Citamos ainda um último documento da segunda metade do século XVI, mais concretamente de 1565, onde encontramos uma descrição do posicionamento da linha de fronteira com a Galiza. Trata-se do Tombo de Castro Laboreiro mandado fazer pelo mesmo comendador Francisco Nobre. Num documento lavrado a 11 de Janeiro desse anopode ler-se, a respeito da delimitação da fronteira castreja com a Galiza: “(…) assi como se vai meter ao porto do malho que chega ao porto do malho ribeiro dos baraços que he a demarcação de Galiza E dali vai ter todo polo ribeiro dos baraços ate ao porto a pontes E dali vai ter o limite da dita comenda a huma pedra que está alem das casas de meijoeira que parecem se muj E dali vai ter o limite à Salgueira que parte com a freguesia Dantimo que he do Reino da Galiza E dali ao caneiro de bosto de condes E dali a portella da quebrada E dali ao curral das chedas E dali ao porto do curobusio E dali ás neves de Curainho E dali vai ter todo o limite a aguoas vertentes ao collado dos enforcados E dali vai ter todo pelas águas vertentes a huma pedra que bole quando bolem com ella E toda esta demarcação ate aqui parte E confronta com a freguesia de Sam Gens d’Antimo Reino de Galiza E dali vai ter todo o limite da dita Comenda todo direito polla Chiva ao collado do gamoal aparecendo ao porto acima do vergeiro que parte com a freguesia de Sam Gens que he tambem do reino de Galiza E dali vai ter à cabeça de meda E dali vai ter à lagea da mourisca que tambem E do Reino da Galiza que he do termo de C[e]lam nova E dali vai ter direito aguoas vertentes ao brincadeiro direito ao marco da portela do pão E dali vai ter ao poço a junqueira direito a lagea cruzada que he do termo de Miremanda terra do senhor marquez de viana do Reino de Galiza e dali vai ter ao marco das ribas do sevelo dalli direito à pedra ruiva e dalli vai direito à fonte gontim E dali a outra fonte de surainhos direito ao outeiro das merendas E dali vai ter direito ao outeiro da Raziella E dali vai ter todo como vai polla aguoa que se vem meter ao porto dos asnos E todos estes limites atraz partem com o Reino de Galiza tirando Soajo e valladares atraz declarados (…)” 

 

 

 

 

Fontes consultadas: 

- DOMINGUES, José; Américo Rodrigues. (2010) - "Montes Laboreiro – Palmilhando uma raia carregada de séculos". In: Cadernos Arraianos 8. 

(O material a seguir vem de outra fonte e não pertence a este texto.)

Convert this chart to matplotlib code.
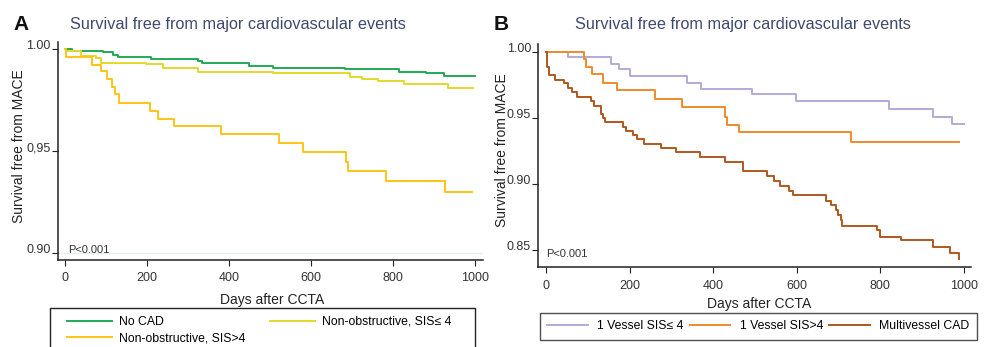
import matplotlib
matplotlib.use('Agg')
import matplotlib.pyplot as plt
from matplotlib.patches import Rectangle

plt.rcParams['font.family'] = ['Liberation Sans', 'DejaVu Sans']

# Panel A data (Kaplan-Meier steps)
nocad_t = [0, 18, 93, 118, 130, 211, 325, 335, 449, 507, 683, 815, 880, 925, 1000]
nocad_s = [1.000, 0.9993, 0.9985, 0.9972, 0.9964, 0.9952, 0.9944, 0.9931, 0.9920,
           0.9907, 0.9901, 0.9890, 0.9882, 0.9870, 0.9870]

low_t = [0, 3, 39, 77, 89, 199, 240, 325, 507, 695, 725, 764, 828, 935, 996]
low_s = [1.000, 0.9992, 0.9967, 0.9956, 0.9934, 0.9926, 0.9907, 0.9890, 0.9882,
         0.9866, 0.9853, 0.9843, 0.9828, 0.9810, 0.9810]

high_t = [0, 2, 65, 89, 103, 114, 122, 132, 207, 228, 266, 380, 523, 581, 686, 691,
          783, 928, 994]
high_s = [1.000, 0.9961, 0.9923, 0.9891, 0.9855, 0.9814, 0.9779, 0.9735, 0.9698,
          0.9658, 0.9621, 0.9583, 0.9539, 0.9497, 0.9448, 0.9400, 0.9351, 0.9298, 0.9298]

# Panel B data
v1low_t = [0, 51, 154, 174, 200, 338, 370, 492, 599, 820, 925, 972, 1001]
v1low_s = [1.000, 0.9962, 0.9912, 0.9869, 0.9819, 0.9768, 0.9718, 0.9680, 0.9627,
           0.9567, 0.9508, 0.9451, 0.9451]

v1high_t = [0, 90, 95, 109, 136, 170, 261, 324, 429, 432, 461, 730, 988]
v1high_s = [1.000, 0.9945, 0.9888, 0.9831, 0.9768, 0.9710, 0.9642, 0.9584, 0.9506,
            0.9446, 0.9395, 0.9316, 0.9316]

multi_t = [0, 1, 2.5, 6.5, 21, 42, 53, 61, 73, 107, 115, 130, 135, 141, 183, 191, 207,
           216, 235, 274, 310, 368, 428, 472, 528, 546, 560, 581, 591, 670, 682, 693,
           698, 706, 709, 793, 799, 849, 927, 967, 988]
multi_s = [1.000, 0.9960, 0.9887, 0.9824, 0.9786, 0.9761, 0.9723, 0.9698, 0.9660,
           0.9630, 0.9592, 0.9530, 0.9501, 0.9471, 0.9433, 0.9403, 0.9367, 0.9337,
           0.9304, 0.9270, 0.9239, 0.9201, 0.9164, 0.9098, 0.9062, 0.9024, 0.8987,
           0.8949, 0.8916, 0.8874, 0.8840, 0.8803, 0.8765, 0.8727, 0.8682, 0.8652,
           0.8601, 0.8571, 0.8518, 0.8475, 0.8430]

xticks = [0, 200, 400, 600, 800, 1000]
yticks_a = [0.90, 0.95, 1.00]
ylabels_a = ['0.90', '0,95', '1.00']
yticks_b = [0.85, 0.90, 0.95, 1.00]
ylabels_b = ['0.85', '0.90', '0.95', '1.00']

title_col = '#3d4a6c'
txt_col = '#333333'

W, H = 988, 347
fig = plt.figure(figsize=(9.88, 3.47), dpi=100)


def style(ax, xpad):
    for s in ['top', 'right']:
        ax.spines[s].set_visible(False)
    for s in ['left', 'bottom']:
        ax.spines[s].set_linewidth(1.1)
        ax.spines[s].set_color('#222222')
    ax.tick_params(direction='out', length=4, width=0.8, labelsize=9,
                   labelcolor=txt_col, color='#222222', pad=1)
    ax.tick_params(axis='x', pad=xpad)
    ax.set_xticks(xticks)
    for lab in ax.get_yticklabels():
        lab.set_va('baseline')


# ---- panel A
axA = fig.add_axes([0.0582, 0.2507, 0.4307, 0.628])
axA.axhline(0.90, color='#e2f1f0', lw=1, zorder=0)
axA.step(nocad_t, nocad_s, where='post', color='#22aa55', lw=1.4, label='No CAD')
axA.step(low_t, low_s, where='post', color='#e3d82c', lw=1.4,
         label='Non-obstructive, SIS\u2264 4')
axA.step(high_t, high_s, where='post', color='#ffc414', lw=1.4,
         label='Non-obstructive, SIS>4')
axA.set_xlim(-18, 1020)
axA.set_ylim(0.8965, 1.0035)
axA.set_yticks(yticks_a)
axA.set_yticklabels(ylabels_a)
style(axA, 4.5)
axA.set_ylabel('Survival free from MACE', fontsize=10, color='#222222')
axA.yaxis.set_label_coords(-0.073, 0.523)
axA.set_xlabel('Days after CCTA', fontsize=10, color='#222222')
axA.xaxis.set_label_coords(0.504, -0.151)
axA.text(0.026, 0.045, 'P<0.001', transform=axA.transAxes, fontsize=8,
         color=txt_col, va='center')

# legend A: box runs off the bottom edge of the figure
fig.patches.append(Rectangle((50 / W, -0.05), 425 / W, (H - 308) / H + 0.05,
                             transform=fig.transFigure, fill=False,
                             edgecolor='#222222', lw=1.0))
hA, lA = axA.get_legend_handles_labels()
fig.legend([hA[0], hA[2], hA[1]], [lA[0], lA[2], lA[1]], ncol=2,
           loc='upper left', bbox_to_anchor=(67 / W, 1 - 316 / H),
           fontsize=8.8, handlelength=3.7, frameon=False, borderpad=0,
           borderaxespad=0, labelspacing=0.35, handletextpad=0.55,
           columnspacing=2.0)

# ---- panel B
axB = fig.add_axes([0.5445, 0.2305, 0.4383, 0.6427])
axB.step(v1low_t, v1low_s, where='post', color='#b8a9d8', lw=1.4,
         label='1 Vessel SIS\u2264 4')
axB.step(v1high_t, v1high_s, where='post', color='#f08a2c', lw=1.4,
         label='1 Vessel SIS>4')
axB.step(multi_t, multi_s, where='post', color='#b0581e', lw=1.4,
         label='Multivessel CAD')
axB.set_xlim(-20, 1017)
axB.set_ylim(0.837, 1.006)
axB.set_yticks(yticks_b)
axB.set_yticklabels(ylabels_b)
style(axB, 5.5)
axB.set_ylabel('Survival free from MACE', fontsize=10, color='#222222')
axB.yaxis.set_label_coords(-0.068, 0.525)
axB.set_xlabel('Days after CCTA', fontsize=10, color='#222222')
axB.xaxis.set_label_coords(0.51, -0.135)
axB.text(0.018, 0.06, 'P<0.001', transform=axB.transAxes, fontsize=8,
         color=txt_col, va='center')

legB = fig.legend(*axB.get_legend_handles_labels(), ncol=3, loc='upper left',
                  bbox_to_anchor=(540 / W, 1 - 339 / H, 437 / W, 26 / H),
                  mode='expand', fontsize=8.8, handlelength=3.3, frameon=True,
                  fancybox=False, edgecolor='#222222', borderpad=0.6,
                  borderaxespad=0, handletextpad=0.8, columnspacing=0.2)
legB.get_frame().set_linewidth(1.0)

# ---- titles
fig.text(238 / W, 1 - 25 / H, 'Survival free from major cardiovascular events',
         ha='center', va='center', fontsize=11.7, color=title_col)
fig.text(743 / W, 1 - 25 / H, 'Survival free from major cardiovascular events',
         ha='center', va='center', fontsize=11.7, color=title_col)
fig.text(13 / W, 1 - 25 / H, 'A', ha='left', va='center', fontsize=15,
         fontweight='bold', color='#111111')
fig.text(494 / W, 1 - 25 / H, 'B', ha='left', va='center', fontsize=15,
         fontweight='bold', color='#111111')

fig.savefig('out.png', dpi=100)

-Demarcação do concelho de Castro Laboreiro com Galiza, feita por provisão de D. João III (Castro Laboreiro – 26 de Julho de 1538). IAN/TT – Núcleo Antigo, n.º 289, fl. 148-151. Vila Viçosa, AHCB - RC/NG 6, fls. 292v-296v (Apógrafo de 1757, Maio, 09); 

- Tombo de Castro Laboreiro feito por ordem do comendador Francisco Nobre. Braga, AD – Registo Geral, Cx. 274, n.º 6 (Castro Laboreiro, 2 de Agosto de 1551); 

- Tombo de Castro Laboreiro feito por ordem do comendador Francisco Nobre. Braga, AD – Registo Geral, Livro 2, fls. 424 - 428. (Castro Laboreiro, 11 de Janeiro de 1565).